Carol Guthrie, a spokeswoman for Mr. Froman, the current trade representative, echoed Mr. Kirk’s statement that it’s just as important for the trade representative to travel inside America’s borders as it is outside.

“USTR’s job is to make trade work, including direct engagement with the American people as we pursue job creation, growth and a stronger middle class,” she said. “The balance of consultation we’ve done at home and tough negotiation and enforcement abroad are paying off for the American people as record exports and expanded trade help create jobs and economic opportunity.”

The agency’s budget, meanwhile, has slowly ticked upward by roughly $7 million since 2008, though the agency is requesting another boost of $5 million next year. Major new trade agreements with the European Union and a coalition of leading Asian industrial powers are in the works, although both accords are in the early phases of negotiation.

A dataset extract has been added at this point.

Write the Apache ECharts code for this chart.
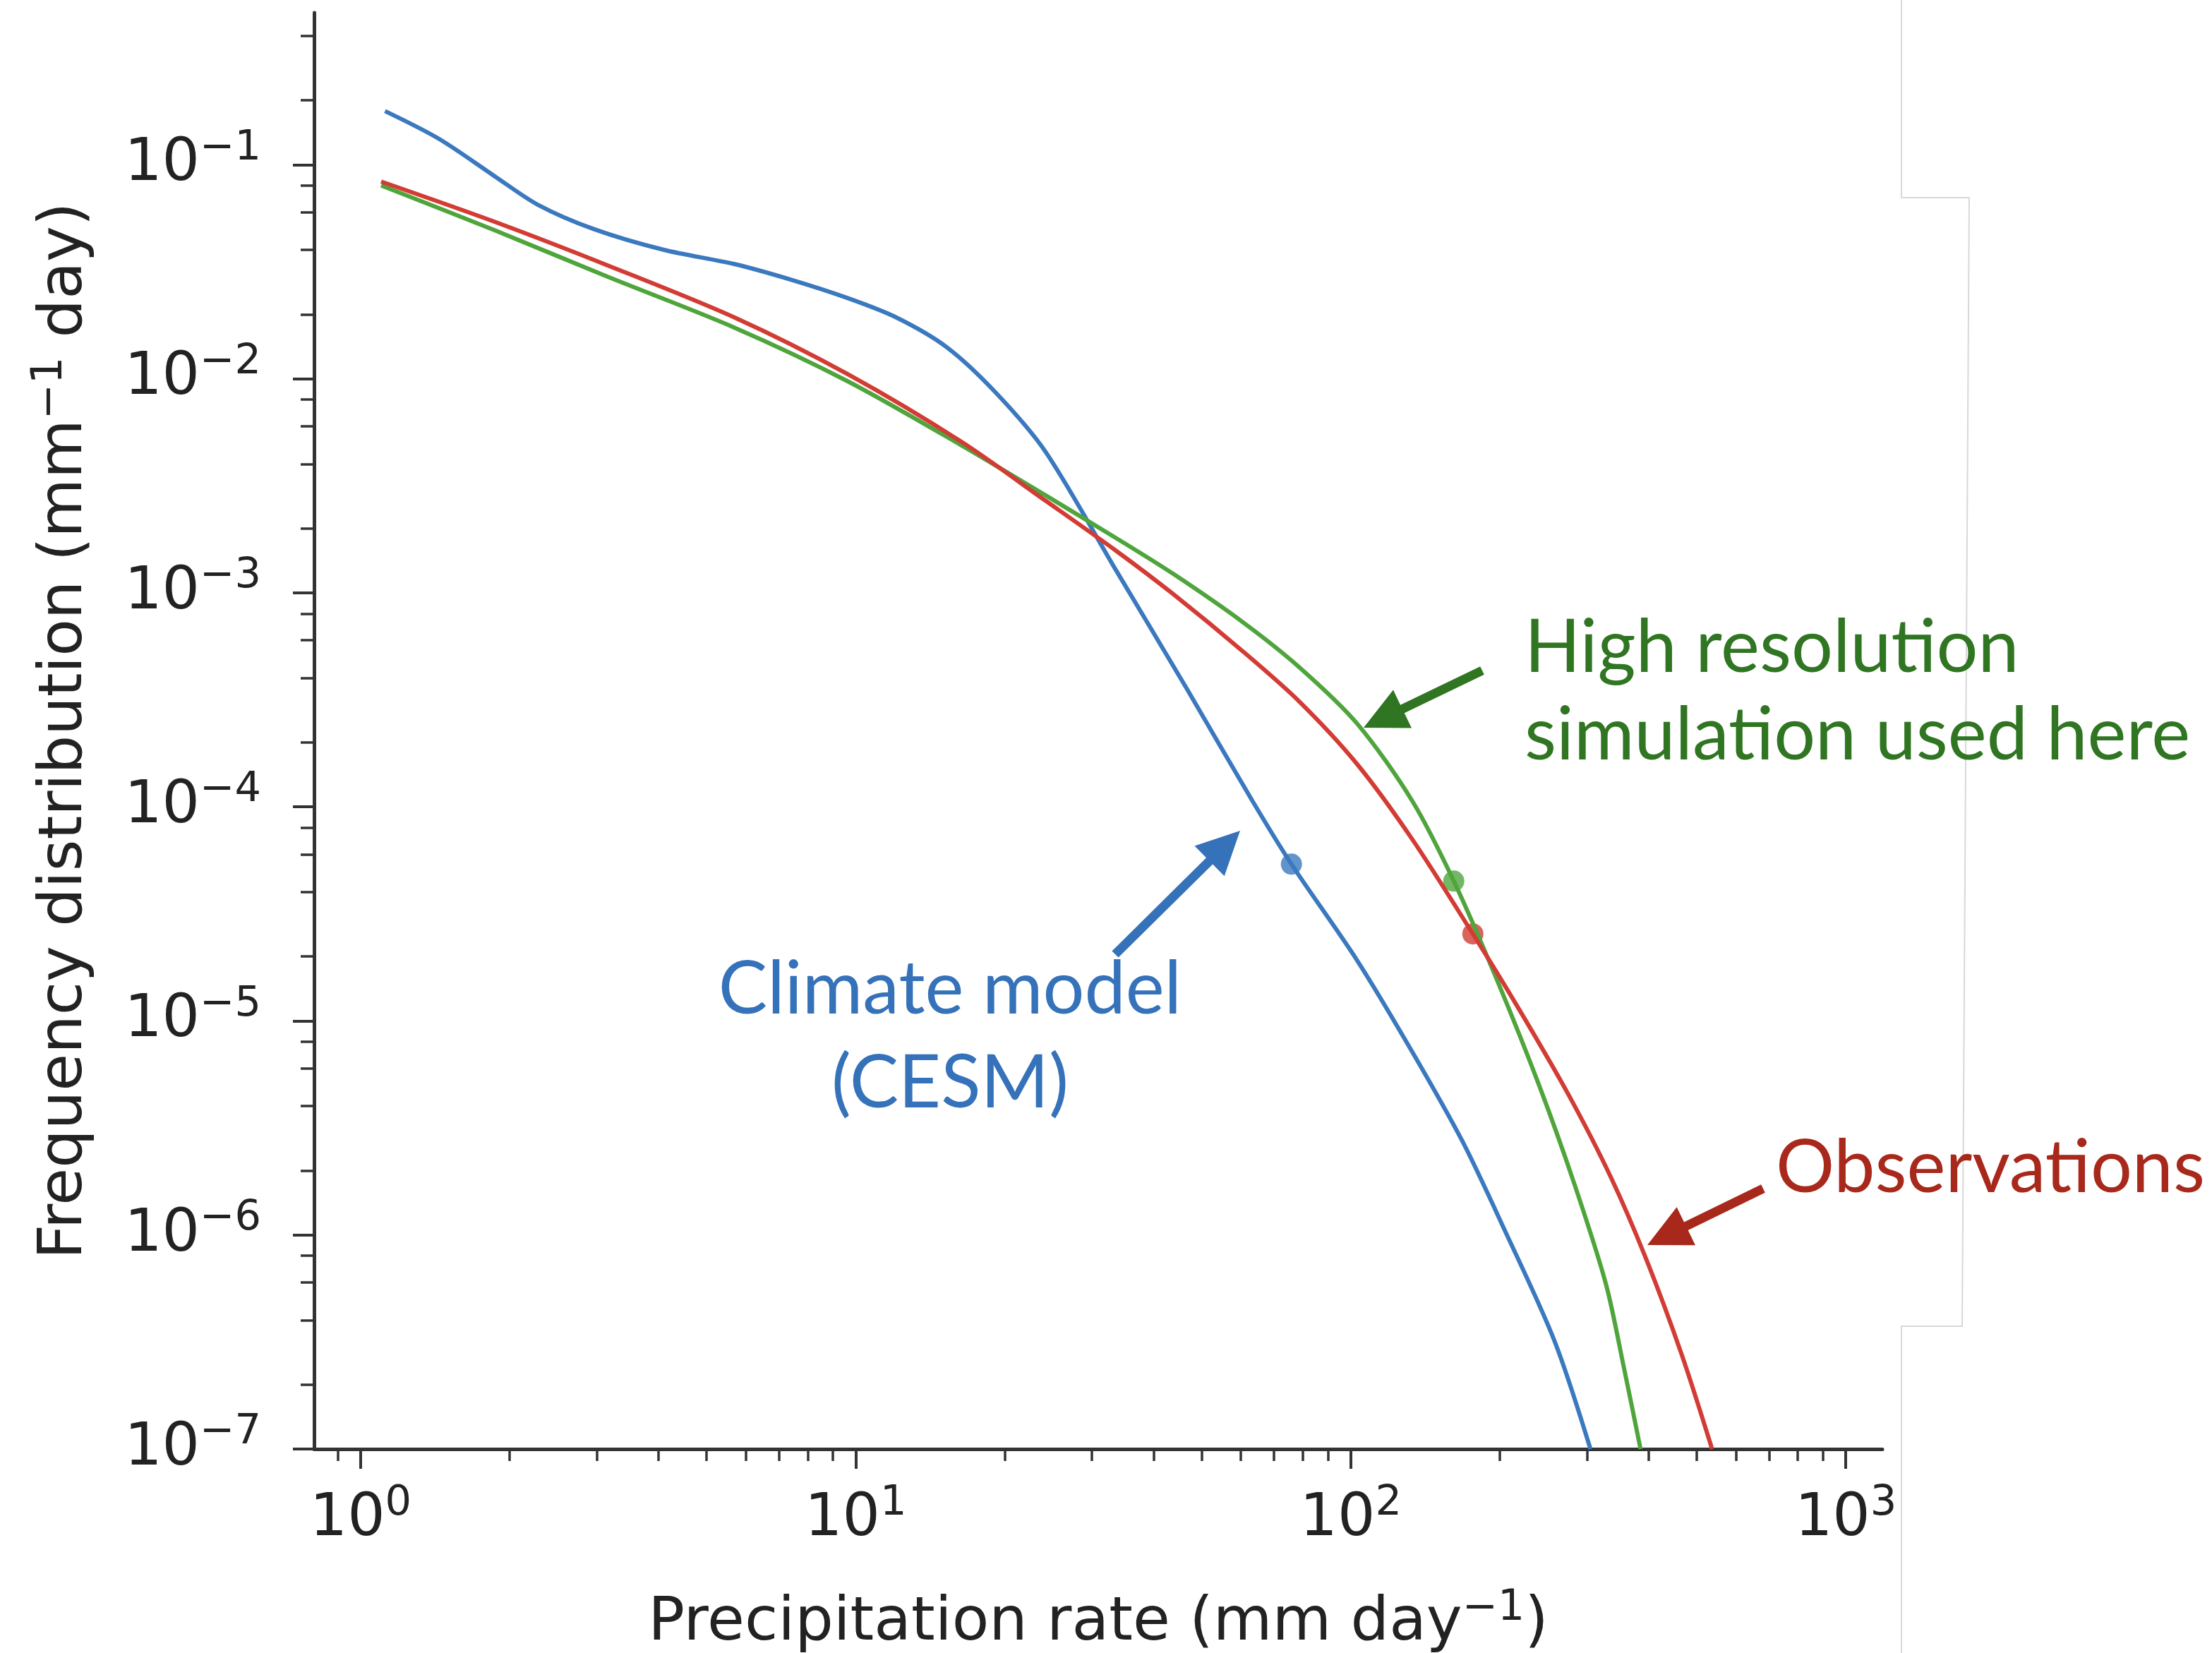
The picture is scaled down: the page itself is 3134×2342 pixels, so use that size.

Mr. Obama’s international economic policy has drawn fire from a group that’s often a stalwart of the Democratic Party — labor unions.

Unions have often argued that many trade agreements hurt American workers by shipping jobs overseas as corporations take advantage of non-union wages and working conditions in foreign nations.

The nation’s chief labor advocacy group, AFL-CIO, leaves little doubt on its website of its unhappiness with current free-trade orthodoxy.

“The global corporate agenda has infused trade policy with its demands for deregulation, privatization, tax breaks and other financial advantages for Big Business while shrinking the social safety net in the name of ’labor flexibility,’” the statement said.

Mr. Kirk argued that the White House’s economic policy was not to fight against labor, but to give unions a voice and a seat at the negotiating table.

“A trade policy that is balanced, that is done right, that is thoughtful, that has strong enforcement in labor and environmental provisions is a very critical tool to giving U.S. entrepreneurs and business and farmers access to consumers around the world,” he said.